Harry el Sucio ha muerto. También la rata estereotipada de ‘El sargento de hierro’. Clint Eastwood, de 78 años, ha asesinado a uno de sus personajes más memorables en ‘Gran Torino’, una película que es como la campana de Gauss pero al revés: empieza arriba, se amodorra e infantiliza en la mitad para luego despegar con fuerza y terminar arriba, muy arriba. Lágrimas de acompañantes aparte, que demuestran sensibilidad a los dos lados de la pantalla, es una gran película. No es la mejor de Clint, pero sí que es fundamental porque cierra un círculo iniciado en los años 60 cuando cruzó el mundo para dar carne y cara al esqueleto diseñado por Sergio Leone, padre fílmico de Clint y del spaghetti western. Qué pena que haya asesinado su creación personal, pero si lo hace es porque empieza ya a cerrar puertas y no dejar cabos sin atar, para demostrar que es ahora, cuando supera la esperanza de vida media de su país, cuando ya es adulto, maduro y da lo mejor de sí mismo. Nunca antes este hombre fue tan buen cineasta, tan sencillo y profundo, tan clásico en cada decisión, movimiento y mirada.
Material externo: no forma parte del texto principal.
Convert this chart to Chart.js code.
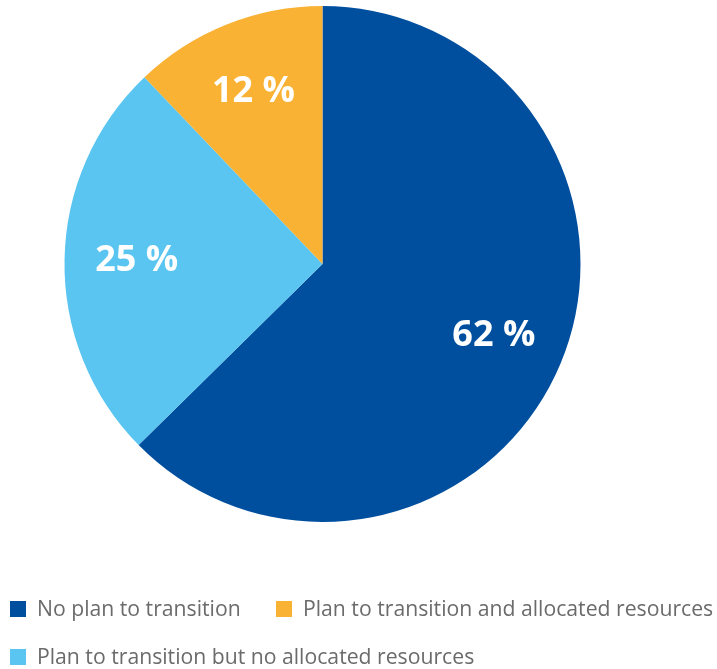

Hace poco le preguntaron cómo se sentía ahora. Su respuesta fue “libre, jamás había sido tan libre como ahora”. Clint ya no volverá a actuar, ni falta que le hace. Ya no perderá tiempo y energías en hacer un papel que ha bordado una y otra vez desde que hiciera ‘Sin perdón’ y ‘Los puentes de Madison’, sus dos últimas interpretaciones no encasilladas. Ahora ya será sólo director, ahora que ha cerrado el ciclo del macho americano cabreado, después de cerrar el del western con ‘Sin perdón’. Ya sólo nos queda él, su voz suave en inglés y el doblaje soberbio de Constantino Romero que a la acompañante le produjo un shock postraumático convertido en carcajada. Esto es, ya sólo queda Clint.
Pd: vayan a verla. No lo olviden, no lo duden, déjense llevar.